5 Dream Picks for Tomorrow's Oscar Nominations
Beyonce has 13 Grammys – 16 if you count the Destiny’s Child trophies. That’s a stupidly high amount. Meanwhile Jessica Lange, one of the most lauded thespians of the past 450 years, has two Oscars. That’s scandalous, yes, but absolutely refreshing. The Oscars matter because they honor selectively; you can’t win an Academy Award for “Best R&B Remix by a Soul Duo with Some Reggaeton Thrown In.” No: Only four acting Oscars go out every year, and that means they’re rarer than a Solange megahit. With the nominations up tomorrow, let’s count down some sleeper favorites we’d like to see in the running.
5. Anjelica Huston, 50/50
First of all, good news: Here’s a Twitpic of Anj Huston on the set of NBC’s Smash playing Scrabble on an iPad. Because dynastic priestesses of the silver screen sometimes play word games, I guess. Mind blown. Anyway: 50/50 refused to be anything but a tepid investigation of a cancer patient’s boring relationships until Huston – an Oscar winner for Prizzi’s Honor, of course – ratcheted up the film’s believable humanity with an incisive, deceptive performance as ill Adam’s (Joseph Gordon-Levitt) mother. This is an impressive feat when you consider that the two other major female roles in 50/50 amounted to, respectively, a cloying, one-note confidant (Anna Kendrick, reprising her Up in the Air neuroses as Adam’s novice therapist Katie McCay) and a condescendingly written a**hole girlfriend (Bryce Dallas Howard as Adam’s girlfriend). Huston’s performance is all conscience in a movie that mostly just wants to be cute. Dapple her with kudos, Academy.
4. Rose Byrne, Bridesmaids
Melissa McCarthy’s decent Oscar chances frighten me. She’s very funny, and maybe even a treasure, but Bridesmaids is really about two under-discussed comic performances by Kristen Wiig and Rose Byrne.
Wiig is both hilarious and dour in her starring part, and Byrne is hilariously evil as the ingratiating Helen, an Eve Harrington for the Mean Girls generation. I’d rather see a cleverly devious character up for Best Supporting Actress than a grotesquely broad one, so I’m siding with Byrne. Surely she’s loaded up on Oscar angst from years of staring into Glenn Close’s hungry eyes on Damages.
3. Jeremy Irons, Margin Call
For a critically successful, star-laden ensemble film, Margin Call’s Oscar odds are damn grim. Kevin Spacey’s work in this meditation on Wall Street’s doomsday has its proponents, but the standout suit in the bleak boardroom is Jeremy Irons, whose resigned, plummy-eyed glance as CEO John Tuld serves nearly as a literal albatross preceding the market crash. The morally dubious, aristocratic character is a cinematic descendent of Claus Von Bulow, and if Irons’ Oscar win for Reversal of Fortune is any indication, he should be just as deserving of a statue this time around.

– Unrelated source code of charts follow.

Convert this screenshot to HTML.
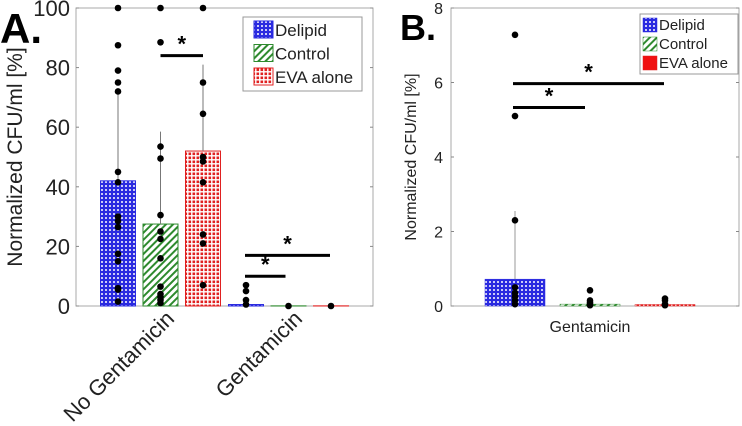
<!DOCTYPE html>
<html><head><meta charset="utf-8"><style>
body{margin:0;background:#fff;}
svg{display:block;font-family:"Liberation Sans",sans-serif;}
</style></head><body>
<svg id="c" width="742" height="426" viewBox="0 0 742 426" xmlns="http://www.w3.org/2000/svg">
<defs>
<pattern id="pBlue" width="4" height="4" patternUnits="userSpaceOnUse"><rect width="4" height="4" fill="#2a2ae0"/><circle cx="2" cy="2" r="1" fill="#fff"/></pattern>
<pattern id="pGreen" width="5" height="5" patternUnits="userSpaceOnUse" patternTransform="rotate(45)"><rect width="5" height="5" fill="#fff"/><rect width="2" height="5" fill="#2e8a2e"/></pattern>
<pattern id="pRed" width="4" height="4" patternUnits="userSpaceOnUse"><rect width="4" height="4" fill="#fff"/><rect x="0.5" y="0.5" width="2.6" height="2.6" fill="#e02020"/></pattern>
</defs>
<g id="gA"></g><g id="gB"></g>
</svg>
<script>
const NS="http://www.w3.org/2000/svg";
const groupsA=["No Gentamicin","Gentamicin"];
const seriesNames=["Delipid","Control","EVA alone"];
const meanA=[[42,27.5,52],[0.5,0.05,0.05]];
const errA=[[71.5,58.5,81],[0.5,0.05,0.05]];
const ptsA=[[[100,87.5,79,75,72,45,41.5,30,28.5,26.5,17.5,15,6,5.5,1.5],[100,88.5,53.5,49.5,30.5,25,22.5,16,6.5,4,3,2,1],[100,75,64.5,50,48.5,41.5,24,21,7]],[[7,5,2,0.5],[0],[0]]];
const ticksA=[0,20,40,60,80,100];
const meanB=[0.72,0.05,0.03];
const errB=[2.55,0.05,0.03];
const ptsB=[[7.28,5.1,2.3,0.5,0.35,0.25,0.15,0.05],[0.42,0.15,0.1,0.05,0.02],[0.2,0.15,0.05,0.02]];
const ticksB=[0,2,4,6,8];
const fills=["url(#pBlue)","url(#pGreen)","url(#pRed)"];
const strokes=["#2a2ae0","#2e8a2e","#e02020"];
function mk(p,tag,a,txt){const e=document.createElementNS(NS,tag);for(const k in a)e.setAttribute(k,a[k]);if(txt!==undefined)e.textContent=txt;p.appendChild(e);return e;}

// Panel A
const A=document.getElementById('gA');
const ax={l:76,r:373,t:8,b:306,max:100};
const yA=v=>ax.b-(v/ax.max)*(ax.b-ax.t);
const cxA=(g,s)=>118+g*128+s*42.5;
let e=mk(A,'rect',{x:ax.l,y:ax.t,width:ax.r-ax.l,height:ax.b-ax.t,fill:'none',stroke:'#aaa'});

ticksA.forEach(t=>{const y=yA(t);
 mk(A,'line',{x1:ax.l,x2:ax.l+3,y1:y,y2:y,stroke:'#888'});mk(A,'line',{x1:ax.r,x2:ax.r-3,y1:y,y2:y,stroke:'#888'});
 const l=mk(A,'text',{x:ax.l-6,y:y+8,'text-anchor':'end','font-size':22,fill:'#222'},t);
 });
meanA.forEach((row,g)=>row.forEach((v,s)=>{const c=cxA(g,s);
 const b=mk(A,'rect',{x:c-17.5,y:yA(v),width:35,height:ax.b-yA(v),fill:fills[s],stroke:strokes[s],'stroke-width':1});
 
 mk(A,'line',{x1:c,x2:c,y1:yA(v),y2:yA(errA[g][s]),stroke:'#777','stroke-width':1});
 ptsA[g][s].forEach(p=>{const d=mk(A,'circle',{cx:c,cy:yA(p),r:3.3,fill:'#000'});});
}));
function sig(P,x1,x2,y){mk(P,'line',{x1:x1,x2:x2,y1:y,y2:y,stroke:'#000','stroke-width':3});
 const s=mk(P,'text',{x:(x1+x2)/2,y:y-4,'text-anchor':'middle','font-size':22,'font-weight':'bold'},'*');
 }
sig(A,cxA(0,1),cxA(0,2),yA(84));
sig(A,cxA(1,0)-1,cxA(1,1)-3,yA(10));
sig(A,cxA(1,0)-1,cxA(1,2)-1,yA(17));
groupsA.forEach((g,i)=>{const x=cxA(i,1)+15,y=320;
 const t=mk(A,'text',{x:x,y:y,'text-anchor':'end','font-size':22,fill:'#222',transform:`rotate(-45 ${x} ${y})`},g);
 });
e=mk(A,'text',{x:22,y:157,'text-anchor':'middle','font-size':21,fill:'#222',transform:'rotate(-90 22 157)'},'Normalized CFU/ml [%]');

e=mk(A,'text',{x:0,y:43,'font-size':42,'font-weight':'bold'},'A.');

// legend A
e=mk(A,'rect',{x:243,y:17,width:119,height:74,fill:'#fff',stroke:'#999'});

seriesNames.forEach((n,i)=>{const y=21+i*23.5;
 mk(A,'rect',{x:254,y:y,width:19,height:17,fill:fills[i],stroke:strokes[i]});
 const t=mk(A,'text',{x:275,y:y+15,'font-size':17,fill:'#222'},n);
 });

// Panel B
const B=document.getElementById('gB');
const bx={l:451,r:739,t:8,b:306,max:8};
const yB=v=>bx.b-(v/bx.max)*(bx.b-bx.t);
const cxB=s=>515+s*75;
e=mk(B,'rect',{x:bx.l,y:bx.t,width:bx.r-bx.l,height:bx.b-bx.t,fill:'none',stroke:'#aaa'});

ticksB.forEach(t=>{const y=yB(t);
 mk(B,'line',{x1:bx.l,x2:bx.l+3,y1:y,y2:y,stroke:'#888'});mk(B,'line',{x1:bx.r,x2:bx.r-3,y1:y,y2:y,stroke:'#888'});
 const l=mk(B,'text',{x:bx.l-8,y:y+6,'text-anchor':'end','font-size':16,fill:'#222'},t);
 });
meanB.forEach((v,s)=>{const c=cxB(s);
 const b=mk(B,'rect',{x:c-30,y:Math.min(yB(v),bx.b-1.5),width:60,height:Math.max(ax.b-yB(v),1.5),fill:fills[s],stroke:strokes[s],'stroke-width':0.5});
 
 mk(B,'line',{x1:c,x2:c,y1:yB(v),y2:yB(errB[s]),stroke:'#999','stroke-width':1});
 ptsB[s].forEach(p=>{const d=mk(B,'circle',{cx:c,cy:yB(p),r:3.3,fill:'#000'});});
});
sig(B,cxB(0)-2,cxB(1)-5,yB(5.33));
sig(B,cxB(0)-2,cxB(2)-1,yB(5.97));
e=mk(B,'text',{x:590,y:332,'text-anchor':'middle','font-size':16,fill:'#222'},'Gentamicin');

e=mk(B,'text',{x:416,y:157,'text-anchor':'middle','font-size':16,fill:'#222',transform:'rotate(-90 416 157)'},'Normalized CFU/ml [%]');

e=mk(B,'text',{x:400,y:40,'font-size':36,'font-weight':'bold'},'B.');

e=mk(B,'rect',{x:640,y:14,width:98,height:60,fill:'#fff',stroke:'#999'});

const fillsB=["url(#pBlue)","url(#pGreen)","#f01010"];
seriesNames.forEach((n,i)=>{const y=18+i*19;
 mk(B,'rect',{x:643,y:y,width:14,height:14,fill:fillsB[i],stroke:strokes[i],'stroke-width':0.5});
 const t=mk(B,'text',{x:659,y:y+12,'font-size':15,fill:'#222'},n);
 });
</script>
</body></html>
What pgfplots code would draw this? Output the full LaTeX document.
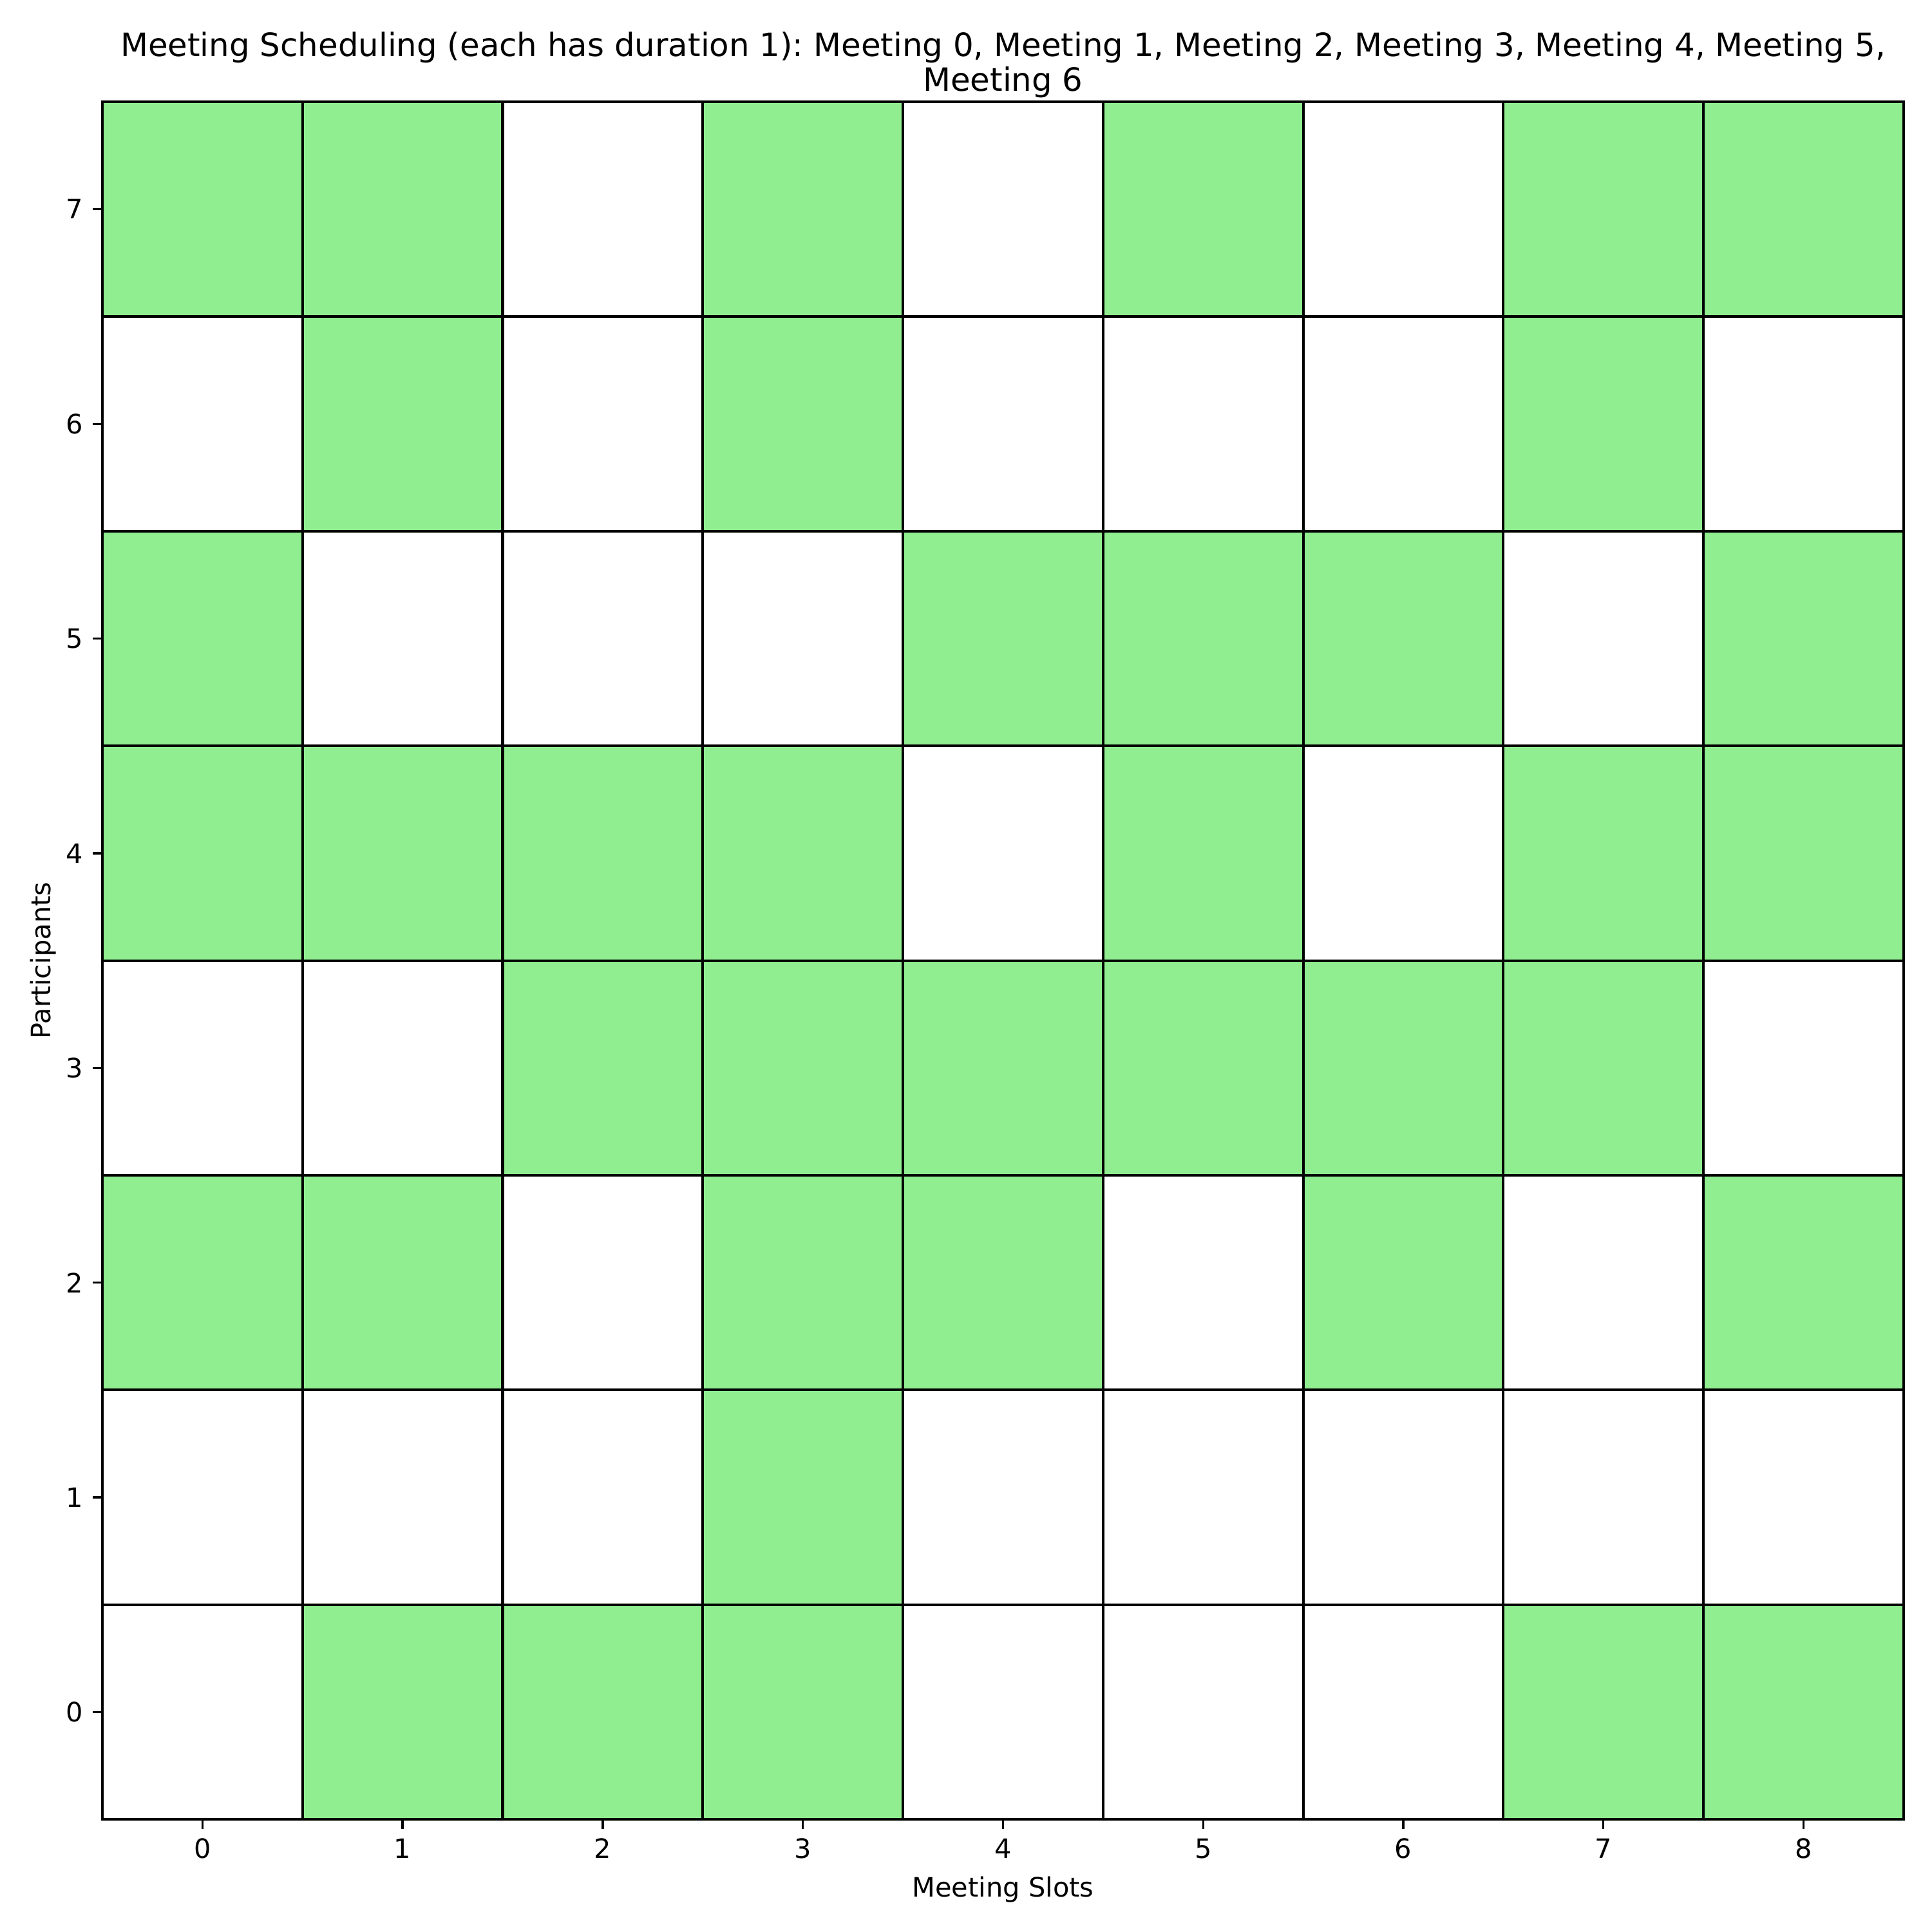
\documentclass[border=0pt]{standalone}
\usepackage{fontspec}
\setmainfont{DejaVu Sans}
\usepackage{pgfplots}
\pgfplotsset{compat=1.18}
\frenchspacing

\definecolor{lightgreen}{RGB}{144,238,144}

% slot availability: x = slot, y = participant, c = 1 if free
\pgfplotstableread{
x y c
0 0 0
1 0 1
2 0 1
3 0 1
4 0 0
5 0 0
6 0 0
7 0 1
8 0 1
0 1 0
1 1 0
2 1 0
3 1 1
4 1 0
5 1 0
6 1 0
7 1 0
8 1 0
0 2 1
1 2 1
2 2 0
3 2 1
4 2 1
5 2 0
6 2 1
7 2 0
8 2 1
0 3 0
1 3 0
2 3 1
3 3 1
4 3 1
5 3 1
6 3 1
7 3 1
8 3 0
0 4 1
1 4 1
2 4 1
3 4 1
4 4 0
5 4 1
6 4 0
7 4 1
8 4 1
0 5 1
1 5 0
2 5 0
3 5 0
4 5 1
5 5 1
6 5 1
7 5 0
8 5 1
0 6 0
1 6 1
2 6 0
3 6 1
4 6 0
5 6 0
6 6 0
7 6 1
8 6 0
0 7 1
1 7 1
2 7 0
3 7 1
4 7 0
5 7 1
6 7 0
7 7 1
8 7 1
}\slots

\begin{document}
\begin{tikzpicture}
\useasboundingbox (-0.53in,-0.583in) rectangle (9.47in,9.417in);
\begin{axis}[
    scale only axis,
    width=9.323in, height=8.89in,
    xmin=-0.5, xmax=8.5, ymin=-0.5, ymax=7.5,
    xtick={0,...,8}, ytick={0,...,7},
    minor xtick={-0.5,0.5,...,8.5}, minor ytick={-0.5,0.5,...,7.5},
    minor tick length=0pt,
    grid=minor, minor grid style={black, line width=1pt},
    xtick pos=bottom, ytick pos=left,
    tick align=outside,
    major tick length=3.5pt,
    major tick style={black, line width=0.8pt},
    axis line style={line width=1pt},
    axis on top,
    clip=false,
    /pgf/number format/assume math mode=true,
    tick label style={font=\fontsize{10}{12}\selectfont},
    xticklabel style={inner sep=0pt, yshift=-3.5pt},
    yticklabel style={inner sep=0pt, xshift=-3.5pt},
    xlabel={Meeting Slots},
    ylabel={Participants},
    label style={font=\fontsize{10}{12}\selectfont},
    every axis x label/.style={at={(axis description cs:0.5,-0.0453)}, anchor=base},
    every axis y label/.style={at={(axis description cs:-0.0289,0.5)}, rotate=90, anchor=base},
    colormap={wg}{rgb255=(255,255,255) rgb255=(144,238,144)},
    point meta min=0, point meta max=1,
  ]
  \addplot[matrix plot*, mesh/cols=9, mesh/rows=8, point meta=explicit] table[meta=c] {\slots};
  \node[anchor=base, font=\fontsize{12}{14}\selectfont]
    at (axis description cs:0.5,1.0266)
    {Meeting Scheduling (each has duration 1): Meeting 0, Meeting 1, Meeting 2, Meeting 3, Meeting 4, Meeting 5,};
  \node[anchor=base, font=\fontsize{12}{14}\selectfont]
    at (axis description cs:0.5,1.0061) {Meeting 6};
\end{axis}
\end{tikzpicture}
\end{document}
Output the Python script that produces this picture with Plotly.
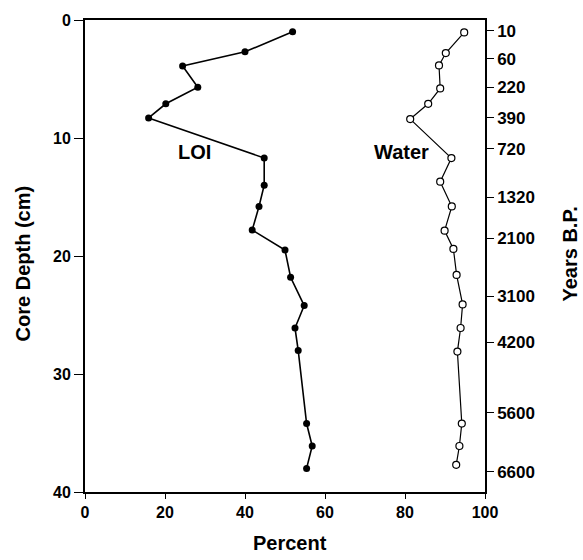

2. Charlize Theron, Young Adult
Much has been said of Jason Reitman and Diablo Cody’s woozily entitled antiheroine – namely that she’s as hardened and unflinching as the Hello Kitty print on her raggedy tee, and that she’s profoundly unlikable – but let’s give the character and Theron’s performance its due for being the funniest attraction in a movie this year. As the delusional former prom queen who schemes to romance her suburban-settled high school ex, Theron is snarly, distant, and lovably repulsive. It’s rare that a comic performance forces you to choose between feeling sorry and feeling nothing, but Theron is game to piss you off, which means it’s more fearless than anything we’ve been told to appreciate about The Descendants or The Artist.
1. Vanessa Redgrave, Coriolanus
And now, fire. In the little-seen Shakespearean modernization whose Oscar cred is shrinking by the nanosecond, Ralph Fiennes directs the iron-veined Redgrave to her most staggering performance in years. As the titular soldier’s mother whose coercive grit melts to helpless betrayal, Redgrave is beyond present – she’s electric. She spews iambs like a possessed slam poet, pairing centuries-old verse with volcanic, timeless rage. It is the performance of 2012, and if the Academy could squeeze Redgrave into its peachy kudocast, the Oscar-viewing populace would bear witness to a mother role so terrifying, it’d shock Anthony Perkins back into the living. And that would mean a lot to me.